Zlatko Dalic insists his Croatia side will be ready for their World Cup semi-final with England on Wednesday.
The former Al Ain manager, who coached the Garden City club for three years until January last year, guided his country into the last four for the first time in 20 years on Saturday, when a dramatic penalty-shootout victory against hosts Russia in Sochi sealed their progression.
Initially 1-0 down, Croatia rallied and took a 2-1 lead in extra-time, before defender Mario Fernandes scored for the home side with five minutes of the additional period remaining.
However, Russia missed twice from the spot - Fernandes being one - before Ivan Rakitic kept his cool to convert and win the penalties 4-3.
Croatia, who only once before reached the semi-finals, in 1998, now take on England in Moscow for a place in the final, but they will need to recover quickly.
Saturday’s shootout was the second consecutive match in which they have played 120 minutes and more, coming six days after their last-16 win against Denmark.
In contrast, England enjoyed a relatively straightforward quarter-final on Saturday, defeating Sweden 2-0 in Samara.
“It was not a beautiful game,” said Dalic, who broke down in tears on the pitch immediately following the triumph. “It was a fight, a battle.

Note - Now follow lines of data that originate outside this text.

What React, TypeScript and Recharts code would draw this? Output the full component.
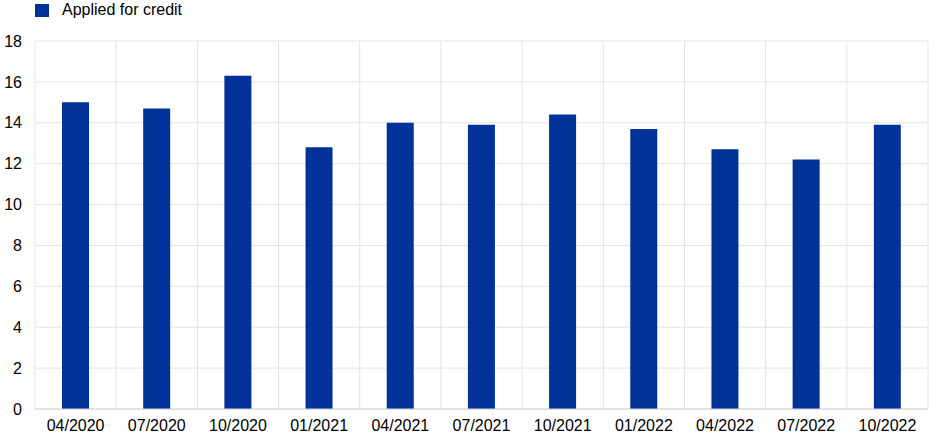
import { BarChart, Bar, XAxis, YAxis, CartesianGrid } from 'recharts';

const periods = ['04/2020', '07/2020', '10/2020', '01/2021', '04/2021', '07/2021', '10/2021', '01/2022', '04/2022', '07/2022', '10/2022'];
const appliedForCredit = [15.0, 14.7, 16.3, 12.8, 14.0, 13.9, 14.4, 13.7, 12.7, 12.2, 13.9];
const yTicks = [0, 2, 4, 6, 8, 10, 12, 14, 16, 18];

const data = periods.map((p, i) => ({ period: p, applied: appliedForCredit[i] }));

const FONT = '"Liberation Sans", Arial, sans-serif';
const BLUE = '#003299';

// legend drawn as plain html so it doesn't push the plot area down
const LegendBox = () => (
  <div style={{ position: 'absolute', left: 35, top: 1, display: 'flex', alignItems: 'center', fontFamily: FONT, fontSize: 16, color: '#000' }}>
    <span style={{ width: 14, height: 13, background: BLUE, display: 'inline-block', marginRight: 13 }} />
    <span>Applied for credit</span>
  </div>
);

export default function App() {
  return (
    <div style={{ position: 'absolute', left: 0, top: 0, width: 948, height: 447, background: '#fff' }}>
      <BarChart width={948} height={447} data={data} margin={{ top: 41, right: 20, bottom: 0, left: 0 }} barCategoryGap={0}>
        <CartesianGrid
          stroke="#e3e3e3"
          verticalCoordinatesGenerator={({ offset }: any) =>
            periods.map((_, i) => offset.left + (i * offset.width) / periods.length).concat(offset.left + offset.width)
          }
        />
        <XAxis
          dataKey="period"
          tickLine={false}
          tickSize={0}
          tickMargin={11}
          height={38}
          axisLine={{ stroke: '#d4d4d4' }}
          tick={{ fill: '#000', fontSize: 16, fontFamily: FONT }}
          interval={0}
        />
        <YAxis
          domain={[0, 18]}
          ticks={yTicks}
          width={35}
          tickLine={false}
          axisLine={false}
          tickSize={0}
          tickMargin={13}
          tick={{ fill: '#000', fontSize: 16, fontFamily: FONT }}
        />
        <Bar dataKey="applied" fill={BLUE} barSize={27} isAnimationActive={false} />
      </BarChart>
      <LegendBox />
    </div>
  );
}
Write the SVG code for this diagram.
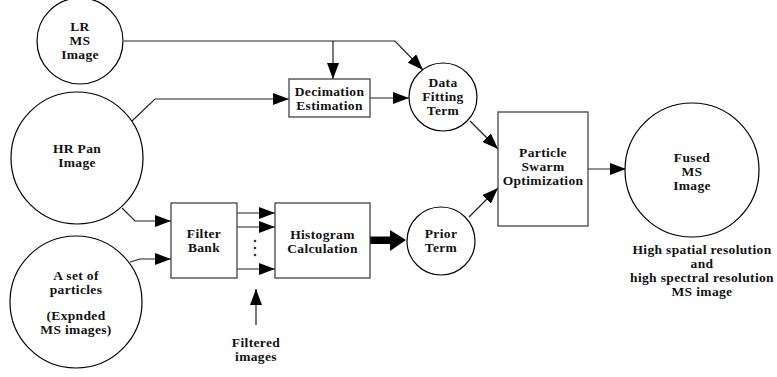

We were lucky, thank God. After Rakitic scored the winning penalty it came bursting out of me.
"I felt really relieved. We made ourselves happy, but we also made everyone back home in Croatia happy. I don’t cry often, but now I have a good cause because we are in the semi‑finals of the World Cup."
As to their prospects against Gareth Southgate's England when they meet at the Luzhniki Stadium in Moscow, Dalic remains confident his players will be up to the task.
“Do we have enough power left to beat England? Of course. There is some power left or the English. We don’t want to stop. We’ll try to play our best game, we’re very motivated and it will be a battle again.
“England breezed past Sweden, they scored twice, they were better. They are a young, alive, attacking team. We will think about them tomorrow. There are no favourites at this World Cup. Every game is 50/50."
Belgium and France contest the other semi-final - it takes place in Saint Petersburg on Tuesday - in what has been one of the most open global finals in recent memory.
“Many big teams are home; those who are compact and well organised are here in Russia," Dalic said. "This is the character of the four teams in the semi-final.”
Captain Luka Modric added: “Maybe it is written in the stars that we have to go through this drama. It’s our second time in the semi-finals, after 1998, and it makes us extremely proud and happy. After 20 years, we’ve reached a semi‑final of a World Cup.
“We have been unlucky at other tournaments but now we’re collecting those debts this year. Hopefully, we’ll go a step further than in ‘98. We have all the requisites for that. We have a great team and a great coach.”